[Charts and diagrams as code]
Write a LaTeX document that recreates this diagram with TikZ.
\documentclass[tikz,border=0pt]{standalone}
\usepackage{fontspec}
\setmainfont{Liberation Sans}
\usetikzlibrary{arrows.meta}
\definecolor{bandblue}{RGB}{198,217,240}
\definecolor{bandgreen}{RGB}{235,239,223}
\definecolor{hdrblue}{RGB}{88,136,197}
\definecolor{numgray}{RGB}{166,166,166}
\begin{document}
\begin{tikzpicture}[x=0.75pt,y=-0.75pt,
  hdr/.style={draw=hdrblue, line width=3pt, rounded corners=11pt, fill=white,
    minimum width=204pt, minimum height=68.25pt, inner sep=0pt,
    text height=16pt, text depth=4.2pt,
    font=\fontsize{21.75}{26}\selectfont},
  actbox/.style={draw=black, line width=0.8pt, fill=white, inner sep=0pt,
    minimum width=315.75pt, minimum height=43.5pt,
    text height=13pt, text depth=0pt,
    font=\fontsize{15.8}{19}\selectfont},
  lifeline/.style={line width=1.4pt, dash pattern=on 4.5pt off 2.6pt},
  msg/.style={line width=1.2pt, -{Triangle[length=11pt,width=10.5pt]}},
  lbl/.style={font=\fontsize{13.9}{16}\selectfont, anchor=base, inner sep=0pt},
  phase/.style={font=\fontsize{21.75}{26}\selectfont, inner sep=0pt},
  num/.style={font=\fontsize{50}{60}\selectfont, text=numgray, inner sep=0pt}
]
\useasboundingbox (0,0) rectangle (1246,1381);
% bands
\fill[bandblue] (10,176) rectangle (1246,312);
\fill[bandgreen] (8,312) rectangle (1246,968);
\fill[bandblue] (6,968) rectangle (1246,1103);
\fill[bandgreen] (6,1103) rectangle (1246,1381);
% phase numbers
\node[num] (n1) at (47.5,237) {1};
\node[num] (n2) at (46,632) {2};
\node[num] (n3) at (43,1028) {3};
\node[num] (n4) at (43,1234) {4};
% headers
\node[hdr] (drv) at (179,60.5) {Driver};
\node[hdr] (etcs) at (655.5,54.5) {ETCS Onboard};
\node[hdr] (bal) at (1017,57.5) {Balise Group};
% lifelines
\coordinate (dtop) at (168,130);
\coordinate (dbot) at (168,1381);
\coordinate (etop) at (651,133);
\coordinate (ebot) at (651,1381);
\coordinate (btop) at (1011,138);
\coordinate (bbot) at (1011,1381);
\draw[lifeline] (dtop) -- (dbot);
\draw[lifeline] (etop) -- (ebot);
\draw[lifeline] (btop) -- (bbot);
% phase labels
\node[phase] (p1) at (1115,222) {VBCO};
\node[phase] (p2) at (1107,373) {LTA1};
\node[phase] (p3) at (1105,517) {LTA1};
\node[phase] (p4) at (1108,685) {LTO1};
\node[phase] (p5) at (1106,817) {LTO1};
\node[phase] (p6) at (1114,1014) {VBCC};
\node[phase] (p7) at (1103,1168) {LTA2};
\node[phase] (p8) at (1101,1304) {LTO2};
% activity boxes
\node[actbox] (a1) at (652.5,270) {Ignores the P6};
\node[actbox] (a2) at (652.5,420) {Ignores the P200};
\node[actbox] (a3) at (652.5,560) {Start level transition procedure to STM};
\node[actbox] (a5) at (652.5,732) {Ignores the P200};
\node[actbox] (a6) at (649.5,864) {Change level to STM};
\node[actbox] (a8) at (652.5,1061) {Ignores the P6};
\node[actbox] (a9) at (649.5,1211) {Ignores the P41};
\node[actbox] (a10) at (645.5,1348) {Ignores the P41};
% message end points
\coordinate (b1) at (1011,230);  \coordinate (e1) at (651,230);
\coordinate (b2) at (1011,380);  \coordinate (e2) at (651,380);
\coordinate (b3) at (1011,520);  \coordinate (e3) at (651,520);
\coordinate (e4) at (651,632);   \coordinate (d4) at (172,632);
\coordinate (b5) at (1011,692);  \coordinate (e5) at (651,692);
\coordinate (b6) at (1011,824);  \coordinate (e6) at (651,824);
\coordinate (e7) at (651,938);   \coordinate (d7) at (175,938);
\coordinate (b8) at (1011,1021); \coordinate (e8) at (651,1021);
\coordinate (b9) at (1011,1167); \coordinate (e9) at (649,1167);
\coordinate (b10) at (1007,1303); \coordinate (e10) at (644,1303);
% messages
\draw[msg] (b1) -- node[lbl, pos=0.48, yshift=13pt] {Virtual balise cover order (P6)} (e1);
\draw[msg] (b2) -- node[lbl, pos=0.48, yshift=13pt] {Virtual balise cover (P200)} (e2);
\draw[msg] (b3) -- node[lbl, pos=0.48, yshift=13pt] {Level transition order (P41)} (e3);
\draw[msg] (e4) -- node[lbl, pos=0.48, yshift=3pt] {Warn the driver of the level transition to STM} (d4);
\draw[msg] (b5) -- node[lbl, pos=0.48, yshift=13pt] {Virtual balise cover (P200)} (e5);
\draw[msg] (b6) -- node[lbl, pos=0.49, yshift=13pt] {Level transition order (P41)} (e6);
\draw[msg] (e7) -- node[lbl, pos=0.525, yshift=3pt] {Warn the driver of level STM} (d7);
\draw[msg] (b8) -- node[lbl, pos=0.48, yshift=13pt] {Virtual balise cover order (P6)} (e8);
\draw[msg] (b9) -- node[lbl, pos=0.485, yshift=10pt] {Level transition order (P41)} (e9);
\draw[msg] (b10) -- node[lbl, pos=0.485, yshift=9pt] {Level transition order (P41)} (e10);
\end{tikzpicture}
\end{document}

* * *

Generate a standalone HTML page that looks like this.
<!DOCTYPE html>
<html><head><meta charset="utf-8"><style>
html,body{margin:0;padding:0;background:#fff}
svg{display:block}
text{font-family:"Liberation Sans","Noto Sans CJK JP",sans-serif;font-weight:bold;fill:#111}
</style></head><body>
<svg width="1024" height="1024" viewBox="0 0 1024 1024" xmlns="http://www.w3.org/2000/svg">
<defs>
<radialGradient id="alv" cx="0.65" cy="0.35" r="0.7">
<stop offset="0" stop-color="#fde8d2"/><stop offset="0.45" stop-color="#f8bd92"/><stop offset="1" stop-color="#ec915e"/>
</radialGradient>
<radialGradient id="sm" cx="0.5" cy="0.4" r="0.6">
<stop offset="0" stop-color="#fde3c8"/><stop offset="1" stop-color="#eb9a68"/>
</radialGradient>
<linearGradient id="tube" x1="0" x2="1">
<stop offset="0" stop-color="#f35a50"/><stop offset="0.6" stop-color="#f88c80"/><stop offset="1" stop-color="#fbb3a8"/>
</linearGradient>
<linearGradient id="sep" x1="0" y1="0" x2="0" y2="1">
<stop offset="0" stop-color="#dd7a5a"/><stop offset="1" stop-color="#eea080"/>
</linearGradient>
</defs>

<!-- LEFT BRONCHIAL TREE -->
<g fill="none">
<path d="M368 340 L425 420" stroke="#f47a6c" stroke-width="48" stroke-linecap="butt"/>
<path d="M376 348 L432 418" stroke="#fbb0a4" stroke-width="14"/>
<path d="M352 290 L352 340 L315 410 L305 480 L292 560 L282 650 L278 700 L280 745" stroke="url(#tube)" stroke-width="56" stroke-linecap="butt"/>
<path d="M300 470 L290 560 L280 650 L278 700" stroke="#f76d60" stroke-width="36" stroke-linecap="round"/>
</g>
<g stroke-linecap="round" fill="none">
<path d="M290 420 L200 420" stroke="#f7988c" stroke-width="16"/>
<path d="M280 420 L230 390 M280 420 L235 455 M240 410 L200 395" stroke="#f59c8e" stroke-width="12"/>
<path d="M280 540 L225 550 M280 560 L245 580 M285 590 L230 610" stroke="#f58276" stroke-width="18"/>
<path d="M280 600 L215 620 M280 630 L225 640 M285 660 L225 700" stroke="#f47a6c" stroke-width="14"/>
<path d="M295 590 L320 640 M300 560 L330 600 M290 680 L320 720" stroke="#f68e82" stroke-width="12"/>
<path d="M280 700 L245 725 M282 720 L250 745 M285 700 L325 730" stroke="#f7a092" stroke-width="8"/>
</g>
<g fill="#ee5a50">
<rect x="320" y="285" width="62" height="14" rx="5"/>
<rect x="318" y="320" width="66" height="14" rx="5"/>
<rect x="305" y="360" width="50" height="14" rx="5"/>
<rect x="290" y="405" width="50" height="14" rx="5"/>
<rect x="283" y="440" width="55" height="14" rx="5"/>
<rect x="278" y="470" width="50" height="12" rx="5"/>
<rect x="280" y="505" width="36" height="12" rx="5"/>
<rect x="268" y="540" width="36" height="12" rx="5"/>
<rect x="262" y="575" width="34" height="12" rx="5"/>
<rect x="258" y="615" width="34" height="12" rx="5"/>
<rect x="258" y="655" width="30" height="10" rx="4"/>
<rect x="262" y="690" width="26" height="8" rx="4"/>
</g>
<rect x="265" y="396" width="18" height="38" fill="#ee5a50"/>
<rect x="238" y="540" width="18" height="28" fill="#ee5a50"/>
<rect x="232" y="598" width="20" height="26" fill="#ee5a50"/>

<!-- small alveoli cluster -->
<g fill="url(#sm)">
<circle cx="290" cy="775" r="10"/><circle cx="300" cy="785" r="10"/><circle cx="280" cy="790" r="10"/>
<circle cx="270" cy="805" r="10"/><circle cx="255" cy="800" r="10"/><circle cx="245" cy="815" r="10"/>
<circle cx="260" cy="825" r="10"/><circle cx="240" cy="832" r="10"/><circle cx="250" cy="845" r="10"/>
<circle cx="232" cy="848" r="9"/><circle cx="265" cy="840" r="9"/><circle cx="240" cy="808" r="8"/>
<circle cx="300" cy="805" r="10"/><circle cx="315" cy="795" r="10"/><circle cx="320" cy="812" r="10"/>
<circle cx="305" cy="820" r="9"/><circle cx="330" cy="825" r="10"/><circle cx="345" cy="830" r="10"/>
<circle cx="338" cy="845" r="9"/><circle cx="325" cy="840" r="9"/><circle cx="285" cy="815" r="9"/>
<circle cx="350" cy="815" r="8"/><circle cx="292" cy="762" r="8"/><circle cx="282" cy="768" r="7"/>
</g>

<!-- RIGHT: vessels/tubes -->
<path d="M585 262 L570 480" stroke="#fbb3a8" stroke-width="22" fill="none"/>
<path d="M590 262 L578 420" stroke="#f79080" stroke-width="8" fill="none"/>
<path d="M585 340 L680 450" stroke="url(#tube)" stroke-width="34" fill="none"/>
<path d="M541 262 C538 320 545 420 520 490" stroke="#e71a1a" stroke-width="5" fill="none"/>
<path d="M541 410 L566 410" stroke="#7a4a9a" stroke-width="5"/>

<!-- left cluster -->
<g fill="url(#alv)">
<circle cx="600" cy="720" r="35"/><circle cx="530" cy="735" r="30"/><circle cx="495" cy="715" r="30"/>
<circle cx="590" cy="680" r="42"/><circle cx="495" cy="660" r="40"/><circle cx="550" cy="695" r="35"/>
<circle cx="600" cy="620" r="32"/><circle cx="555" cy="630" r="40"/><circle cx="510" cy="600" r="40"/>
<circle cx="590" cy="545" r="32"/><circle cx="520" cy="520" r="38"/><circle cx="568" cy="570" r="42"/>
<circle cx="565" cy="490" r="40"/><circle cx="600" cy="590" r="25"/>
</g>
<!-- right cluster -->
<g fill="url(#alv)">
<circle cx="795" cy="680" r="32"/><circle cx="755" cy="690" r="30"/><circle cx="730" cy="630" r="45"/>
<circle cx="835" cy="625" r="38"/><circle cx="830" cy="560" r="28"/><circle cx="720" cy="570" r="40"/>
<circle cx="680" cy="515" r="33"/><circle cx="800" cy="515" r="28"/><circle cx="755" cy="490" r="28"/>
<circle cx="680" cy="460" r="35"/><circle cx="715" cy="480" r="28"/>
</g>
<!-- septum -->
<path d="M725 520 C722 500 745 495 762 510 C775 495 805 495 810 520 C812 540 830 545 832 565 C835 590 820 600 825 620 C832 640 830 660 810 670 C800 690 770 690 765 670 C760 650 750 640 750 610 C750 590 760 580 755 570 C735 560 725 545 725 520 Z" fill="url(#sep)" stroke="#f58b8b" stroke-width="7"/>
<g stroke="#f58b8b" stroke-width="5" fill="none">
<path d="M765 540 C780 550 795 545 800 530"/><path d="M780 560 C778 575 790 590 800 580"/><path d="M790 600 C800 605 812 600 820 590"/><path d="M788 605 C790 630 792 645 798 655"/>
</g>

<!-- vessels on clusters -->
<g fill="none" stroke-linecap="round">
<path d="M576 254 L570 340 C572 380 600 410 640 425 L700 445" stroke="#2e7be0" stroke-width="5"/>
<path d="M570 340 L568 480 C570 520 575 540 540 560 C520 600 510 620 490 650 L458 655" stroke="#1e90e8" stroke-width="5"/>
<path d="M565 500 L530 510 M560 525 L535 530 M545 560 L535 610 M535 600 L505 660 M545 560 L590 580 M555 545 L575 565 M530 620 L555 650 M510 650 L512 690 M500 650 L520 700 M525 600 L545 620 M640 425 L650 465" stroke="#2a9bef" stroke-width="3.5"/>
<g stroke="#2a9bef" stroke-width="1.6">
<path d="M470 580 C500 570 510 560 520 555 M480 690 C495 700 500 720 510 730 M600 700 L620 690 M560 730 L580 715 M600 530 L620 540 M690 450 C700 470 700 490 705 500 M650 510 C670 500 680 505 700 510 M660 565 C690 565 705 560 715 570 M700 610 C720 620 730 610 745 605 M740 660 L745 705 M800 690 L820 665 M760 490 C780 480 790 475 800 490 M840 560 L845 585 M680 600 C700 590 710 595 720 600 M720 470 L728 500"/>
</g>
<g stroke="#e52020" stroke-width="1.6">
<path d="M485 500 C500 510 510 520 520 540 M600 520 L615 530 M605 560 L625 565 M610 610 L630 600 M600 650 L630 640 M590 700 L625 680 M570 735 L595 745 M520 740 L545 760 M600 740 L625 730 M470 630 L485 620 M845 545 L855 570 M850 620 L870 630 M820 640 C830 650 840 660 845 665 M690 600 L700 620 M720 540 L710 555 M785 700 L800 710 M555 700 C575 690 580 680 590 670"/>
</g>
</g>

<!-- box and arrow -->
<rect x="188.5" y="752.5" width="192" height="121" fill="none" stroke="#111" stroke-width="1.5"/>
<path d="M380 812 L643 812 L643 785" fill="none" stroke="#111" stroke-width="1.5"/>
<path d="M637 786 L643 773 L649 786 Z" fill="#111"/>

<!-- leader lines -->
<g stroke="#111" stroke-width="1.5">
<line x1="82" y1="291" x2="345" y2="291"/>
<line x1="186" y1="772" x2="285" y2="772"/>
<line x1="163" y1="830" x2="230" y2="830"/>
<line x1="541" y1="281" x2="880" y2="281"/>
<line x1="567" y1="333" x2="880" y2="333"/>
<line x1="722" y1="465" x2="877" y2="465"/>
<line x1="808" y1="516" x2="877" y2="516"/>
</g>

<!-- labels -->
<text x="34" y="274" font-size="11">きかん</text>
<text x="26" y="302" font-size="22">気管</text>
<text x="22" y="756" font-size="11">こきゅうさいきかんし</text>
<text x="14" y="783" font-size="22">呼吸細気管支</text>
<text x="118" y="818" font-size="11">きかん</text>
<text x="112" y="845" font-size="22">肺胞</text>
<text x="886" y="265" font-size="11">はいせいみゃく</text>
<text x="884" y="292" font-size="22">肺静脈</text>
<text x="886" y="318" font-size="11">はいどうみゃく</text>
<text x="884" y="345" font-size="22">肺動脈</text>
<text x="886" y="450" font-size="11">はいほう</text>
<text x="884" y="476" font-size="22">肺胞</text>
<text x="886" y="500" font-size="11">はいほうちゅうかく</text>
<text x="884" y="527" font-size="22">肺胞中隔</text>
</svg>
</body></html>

• [Task objective]
Count each line of the data where the word "standalone" appears, then reply with the total only.

• [Result of this task]
2